安宁点头,“对于一个十八岁,却不止杀过一个人的杀人犯来说,他已经非常善于隐藏了。”
王大年所长瞳孔震惊,“你说什么,他不止杀过一个人,他还杀过谁?”
安宁平静道:“你问询他时,他已经是一个孤儿了对吧,他的父母和妹妹都在他高考前半年时间先后离世,对吧?”
王大年所长心中有一个毛骨悚然的猜测,“莫不是,他的父母和妹妹并非正常意外和病故,是他做的!”
“嗯,他父母的车是袁琦做的手脚,为此他还特意买书学习了车辆机械知识,不管怎样他是个学霸,他的智商很高。”
“他妹妹是被他用了药,他欺负了自己的妹妹被父母发现,可是妹妹已经被病逝了,实际上是在父母配合下的故意下药杀人。”

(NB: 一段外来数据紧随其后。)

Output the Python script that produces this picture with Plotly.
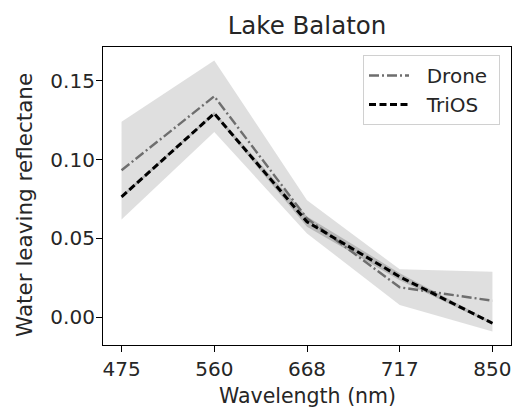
import plotly.graph_objects as go

wavelengths = ["475", "560", "668", "717", "850"]
drone = [0.0933, 0.1402, 0.0627, 0.0190, 0.0105]
drone_upper = [0.124, 0.163, 0.0743, 0.0304, 0.0289]
drone_lower = [0.062, 0.1176, 0.0532, 0.0078, -0.0091]
trios = [0.0764, 0.1293, 0.0606, 0.0257, -0.0038]
trios_upper = [0.0774, 0.1303, 0.0640, 0.0280, -0.0030]
trios_lower = [0.0754, 0.1283, 0.0575, 0.0235, -0.0046]

FONT = "DejaVu Sans"
TXT = "#262626"
FS = 20
W, H = 516, 411
L, R, T, B = 103, 5, 47, 66
NB = "\u00a0"

fig = go.Figure()

# Shaded bands
fig.add_trace(go.Scatter(x=wavelengths, y=drone_upper, mode="lines",
                         line=dict(width=0), showlegend=False, hoverinfo="skip"))
fig.add_trace(go.Scatter(x=wavelengths, y=drone_lower, mode="lines",
                         line=dict(width=0), fill="tonexty",
                         fillcolor="rgba(150,150,150,0.3)",
                         showlegend=False, hoverinfo="skip"))
fig.add_trace(go.Scatter(x=wavelengths, y=trios_upper, mode="lines",
                         line=dict(width=0), showlegend=False, hoverinfo="skip"))
fig.add_trace(go.Scatter(x=wavelengths, y=trios_lower, mode="lines",
                         line=dict(width=0), fill="tonexty",
                         fillcolor="rgba(110,110,110,0.35)",
                         showlegend=False, hoverinfo="skip"))

# Lines
fig.add_trace(go.Scatter(x=wavelengths, y=drone, mode="lines",
                         name=NB * 2 + "Drone" + NB,
                         line=dict(color="#6e6e6e", width=2.4,
                                   dash="10px,3px,2px,3px")))
fig.add_trace(go.Scatter(x=wavelengths, y=trios, mode="lines",
                         name=NB * 2 + "TriOS" + NB,
                         line=dict(color="#000000", width=3,
                                   dash="7px,3.5px")))

pw = W - L - R
ph = H - T - B

fig.update_layout(
    width=W, height=H,
    margin=dict(l=L, r=R, t=T, b=B, autoexpand=False),
    paper_bgcolor="white", plot_bgcolor="white",
    font=dict(family=FONT, size=FS, color=TXT),
    title=dict(text="Lake Balaton", x=0.5, xref="paper", xanchor="center",
               y=1 - 25 / H, yref="container", yanchor="middle",
               font=dict(family=FONT, size=24.5, color=TXT)),
    legend=dict(x=(363 - L) / pw, y=(H - B - 55) / ph, xanchor="left", yanchor="top",
                traceorder="normal",
                bgcolor="rgba(255,255,255,0.8)", bordercolor="#d0d0d0",
                borderwidth=1, font=dict(family=FONT, size=FS, color=TXT),
                itemwidth=40, tracegroupgap=0),
    showlegend=True,
    annotations=[
        dict(text="Wavelength (nm)", xref="paper", yref="paper",
             x=0.5, y=-(396 - (H - B)) / ph, xanchor="center", yanchor="middle",
             showarrow=False, font=dict(family=FONT, size=20.5, color=TXT)),
        dict(text="Water leaving reflectane", xref="paper", yref="paper",
             x=-(L - 24) / pw, y=(H - B - 205) / ph, xanchor="center", yanchor="middle",
             textangle=-90, showarrow=False,
             font=dict(family=FONT, size=21.5, color=TXT)),
    ],
)

fig.update_xaxes(
    type="category", range=[-0.2, 4.2], automargin=False,
    showgrid=False, zeroline=False,
    showline=True, linecolor="black", linewidth=1.2, mirror=True,
    ticks="outside", ticklen=6, tickcolor="black",
    tickfont=dict(family=FONT, size=FS, color=TXT),
)
fig.update_yaxes(
    range=[-0.0176, 0.1715], automargin=False,
    tickvals=[0.0, 0.05, 0.10, 0.15],
    ticktext=["0.00", "0.05", "0.10", "0.15"],
    showgrid=False, zeroline=False,
    showline=True, linecolor="black", linewidth=1.2, mirror=True,
    ticks="outside", ticklen=6, tickcolor="black", ticklabelstandoff=-3,
    tickfont=dict(family=FONT, size=FS, color=TXT),
)

fig.write_html("out.html", config={"displayModeBar": False},
               post_script="document.body.style.margin='0';document.body.style.overflow='hidden';")
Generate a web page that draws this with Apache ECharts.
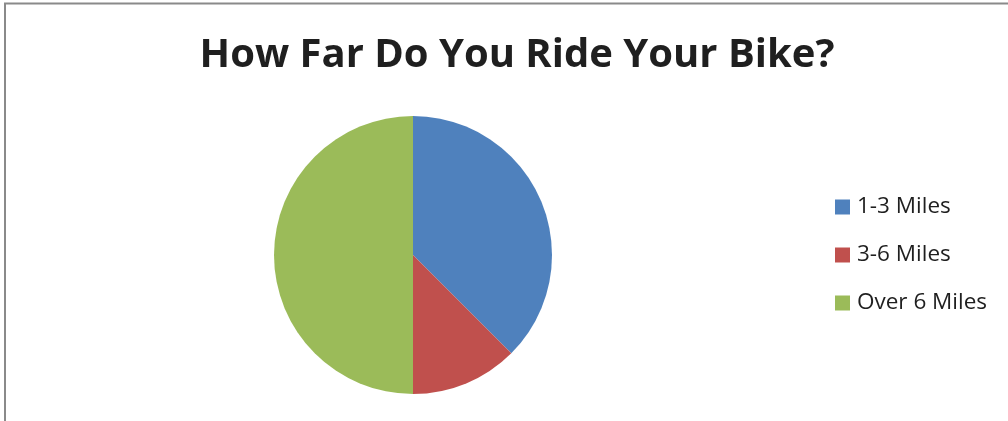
<!DOCTYPE html>
<html><head><meta charset="utf-8">
<script src="https://cdn.jsdelivr.net/npm/echarts@6/dist/echarts.min.js"></script>
<style>html,body{margin:0;padding:0;background:#fff}#c{width:1008px;height:421px}</style>
</head><body><div id="c"></div>
<script>
const title = 'How Far Do You Ride Your Bike?';
const categories = ['1-3 Miles', '3-6 Miles', 'Over 6 Miles'];
const values = [3, 1, 4];
const colors = ['#4F81BD', '#C0504D', '#9BBB59'];

const chart = echarts.init(document.getElementById('c'), null, {renderer: 'canvas'});
chart.setOption({
  animation: false,
  backgroundColor: '#fff',
  title: {
    text: title, left: 512, top: 31, textAlign: 'center',
    textStyle: {fontFamily: 'Open Sans', fontWeight: 'bold', fontSize: 40, color: '#1f1f1f'}
  },
  legend: {
    orient: 'vertical', left: 835, top: 195, itemGap: 24, itemWidth: 15, itemHeight: 15,
    icon: 'rect', padding: 0,
    textStyle: {fontFamily: 'Open Sans', fontSize: 22.5, lineHeight: 24, color: '#1f1f1f', padding: [0, 0, 0, 2]},
    data: categories
  },
  graphic: [
    {type: 'line', shape: {x1: 4, y1: 3.5, x2: 1008, y2: 3.5}, style: {stroke: '#8a8a8a', lineWidth: 2}},
    {type: 'line', shape: {x1: 5, y1: 3, x2: 5, y2: 421}, style: {stroke: '#8a8a8a', lineWidth: 2}}
  ],
  series: [{
    type: 'pie', center: [413, 255], radius: 139, startAngle: 90, clockwise: true,
    label: {show: false}, labelLine: {show: false},
    itemStyle: {borderWidth: 0},
    emphasis: {disabled: true},
    data: categories.map((n, i) => ({name: n, value: values[i], itemStyle: {color: colors[i]}}))
  }]
});
</script></body></html>
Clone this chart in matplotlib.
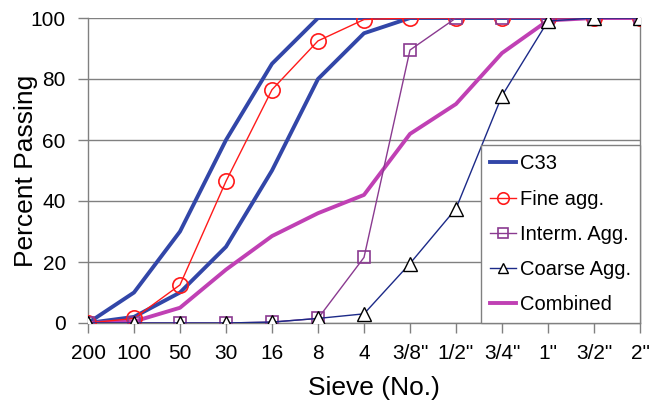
import matplotlib
matplotlib.use("Agg")
import matplotlib.pyplot as plt
import numpy as np

plt.rcParams['font.family'] = ['Liberation Sans', 'DejaVu Sans']

sieves = ['200', '100', '50', '30', '16', '8', '4', '3/8"', '1/2"', '3/4"', '1"', '3/2"', '2"']
c33_upper = [0, 10, 30, 60, 85, 100, 100, 100, 100, 100, 100, 100, 100]
c33_lower = [0, 2, 10, 25, 50, 80, 95, 100, 100, 100, 100, 100, 100]
fine_agg = [0, 1.5, 12.5, 46.5, 76.5, 92.5, 99.5, 100, 100, 100, 100, 100, 100]
interm_agg = [0, 0, 0, 0, 0.3, 1.5, 21.5, 89.5, 100, 100, 100, 100, 100]
coarse_agg = [0, 0, 0, 0, 0.3, 1.5, 3, 19.5, 37.5, 74.5, 99, 100, 100]
combined = [0, 0.5, 5, 17.5, 28.5, 36, 42, 62, 71.8, 88.5, 99.2, 100, 100]

x = np.arange(len(sieves))

fig = plt.figure(figsize=(6.5, 4.0), dpi=100)
ax = fig.add_axes([0.1354, 0.1925, 0.8492, 0.7625])

blue = '#3246a8'
red = '#ff1a1a'
purple = '#8a3a90'
navy = '#1c2a88'
magenta = '#c040b4'

ax.plot(x, c33_upper, color=blue, lw=2.8, label='C33', zorder=3)
ax.plot(x, c33_lower, color=blue, lw=2.8, zorder=3)
ax.plot(x, fine_agg, color=red, lw=1.0, marker='o', ms=11, mfc='none', mec=red, mew=1.2,
        label='Fine agg.', zorder=4)
ax.plot(x, interm_agg, color=purple, lw=1.0, marker='s', ms=9, mfc='none', mec=purple, mew=1.2,
        label='Interm. Agg.', zorder=4)
ax.plot(x, coarse_agg, color=navy, lw=1.0, marker='^', ms=10, mfc='white', mec='black', mew=1.0,
        label='Coarse Agg.', zorder=4)
ax.plot(x, combined, color=magenta, lw=2.8, label='Combined', zorder=3)

ax.set_xlim(0, len(sieves) - 1)
ax.set_ylim(0, 100)
ax.set_xticks(x)
ax.set_xticklabels(sieves)
ax.set_yticks([0, 20, 40, 60, 80, 100])
ax.tick_params(axis='both', labelsize=15, color='#808080', length=7, width=1.0, direction='out')
ax.tick_params(axis='x', pad=8)
ax.tick_params(axis='y', pad=9)
ax.grid(axis='y', color='#808080', lw=1.0)
ax.set_axisbelow(True)
for s in ax.spines.values():
    s.set_color('#808080')
    s.set_linewidth(1.0)
ax.spines['top'].set_visible(False)

ax.set_xlabel('Sieve (No.)', fontsize=19)
ax.xaxis.set_label_coords(0.518, -0.175)
ax.set_ylabel('Percent Passing', fontsize=19)
ax.yaxis.set_label_coords(-0.091, 0.5)

leg = ax.legend(loc='lower right', bbox_to_anchor=(1.0, 0.0), borderaxespad=0,
                fontsize=14.5, handlelength=1.3, handletextpad=0.2, labelspacing=0.8,
                fancybox=False, framealpha=1, edgecolor='#808080', borderpad=0.45,
                markerscale=0.75)
leg.get_frame().set_linewidth(1.0)
leg.set_zorder(10)

fig.savefig('out.png', dpi=100)
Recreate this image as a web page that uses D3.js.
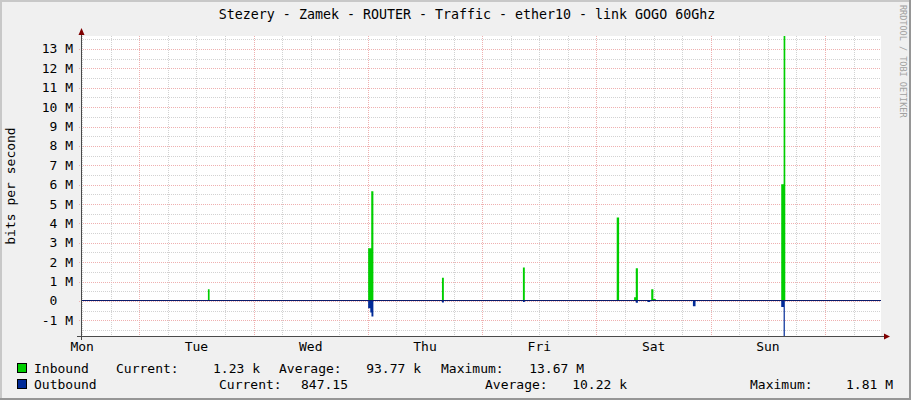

女警员猜测道:“所以,袁琦为了杀人灭口将他父母给意外死亡了!”
安宁还是点头,“事实如此,而且袁琦不喜欢有人管着他,他家算是很有钱的了,他爸妈死了家里的所有财产都由他继承,那时他刚好成年。”
这个讯息让人细思极恐,王大年所长问道:“他杀害父母和妹妹的证据还能找到吗?钱红的那部分尸体还能找得到吗?”
安宁知道,她能说出事实是一回事,证据又是另一回事,如果找不到袁琦的杀人证据,就无法定罪,这事就办不了。
安宁神秘一笑,“还真有,聪明人往往太自负,他每一次做坏事都有录音的习惯,因为他会反复听来满足自己的扭曲心理。”
“特别是做那件事时,他是喜欢录音的,他和钱红算是高中时的小情侣,只不过袁琦不让钱红说,两人平时就是普通同学的相处模式,有事没事相互讨论学习习题。”
王大年所长提道:“可是袁琦有那几天的不在场证明,他一直都在网吧,当时的网管可以证明。”
安宁摊手,“那你们知道那个网吧有个后门吗,袁琦的座位距离后门只有一门之隔,后门外是一条没有灯的窄巷,里面住了很多租户,袁琦后来买下了那里的一套小房子。”
答案已经呼之欲出,王大年所长立刻打电话派人着手查证,那里是老城区,楼房至今都在。
大概十分钟后,王大年所长在房产局那边的朋友打来电话,的确有一个叫袁琦的男性在九年前买下了那个窄巷里的一套一楼小房子。
就在那个网吧后门的第二户人家,时间和地点都对的上,“安宁,证据就在那个房子里对吗?”
安宁提醒,“现在派人去刚刚好,袁琦正在外地出差,那里是杀害钱红的第一现场,卧室的床头柜里有录音。”
“钱红的剩余尸骨能在他家客厅的大花盆里找到一小部分,剩下的都在那条河上游桥底下的河堤下,有大石头在,你们发现的那部分是被风浪吹到下游的。”
王大年所长不敢耽搁,立刻打电话上报申请搜查令,并组织人手准备派人前去袁琦的那套小房子搜查证据。
当然,这是属于刑事案件,刑警队可能会直接来人接手。
当年和现在可是不同了,案件的分配也相对合理和规格化了,各管各的摊。
与此同时,王大年所长也将医学泰斗薛海洋的案件上报局长,这已经不是他能参与的事了。